Enclosure, Loughlinstown, Co. Kildare
Co. Kildare |
Enclosures
Somewhere beneath a worked tillage field near Loughlinstown in Co. Kildare, a circular enclosure lies almost entirely out of sight. It does not survive as earthwork or stonework; it exists, at present, only as a cropmark, the kind of subtle discolouration in growing or ripening crops that reveals buried features to anyone looking down from above at the right moment. These marks appear because a filled-in ditch retains moisture and nutrients differently from the surrounding soil, causing the plants directly above it to grow slightly taller or greener, or to ripen at a different rate. The result, invisible at ground level, becomes legible from altitude.

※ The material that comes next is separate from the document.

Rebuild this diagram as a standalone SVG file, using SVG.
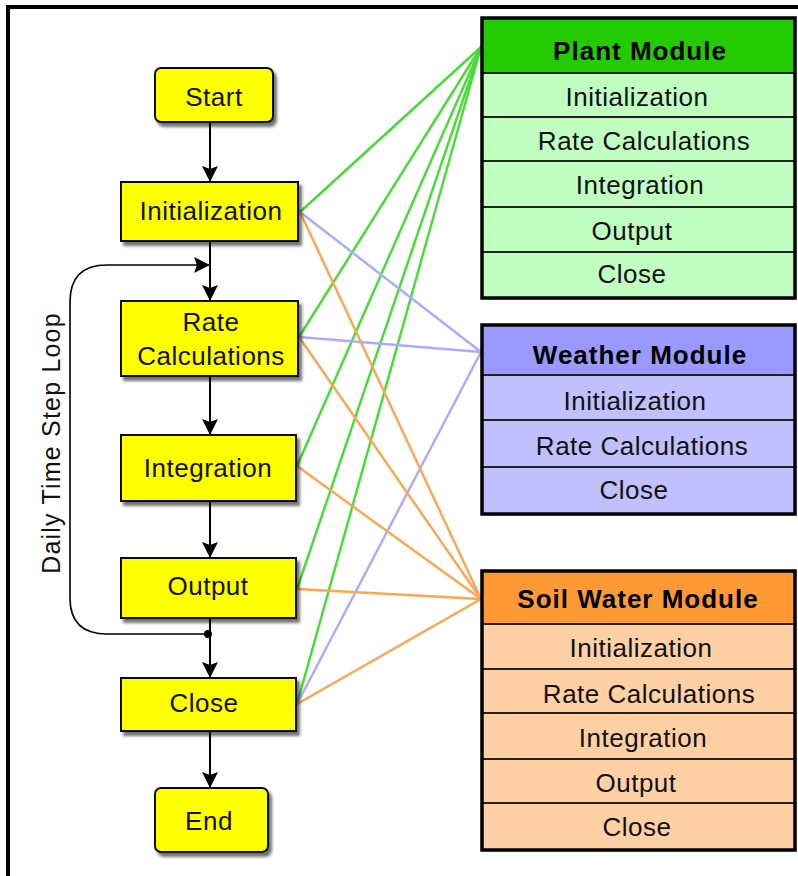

The enclosure was reported by Jean-Charles Caillere and is visible on black and white aerial photography from 1995, as well as more recent satellite imagery from 2018. What the images show is a roughly circular form, approximately 55 metres across on its north to south axis, defined by the cropmark of a wide fosse, the term used for a ditch forming part of an enclosure boundary, running somewhere between three and four metres in width. The circuit is not complete; the fosse appears truncated along the northeast to south arc, with the traceable portion running from south through west to northeast. There are also faint indications of a second, narrower outer fosse running parallel to the first, visible at the southwest, set approximately five metres outside the inner one. A high tension electricity cable pole now stands within the northeast sector of the enclosure, a blunt reminder of how infrastructure cuts across landscape archaeology with little ceremony. Circular enclosures of this kind are a common feature of the Irish countryside; they range in date and function from prehistoric settlements to early medieval ringforts, and without excavation it is rarely possible to say which category a given example belongs to.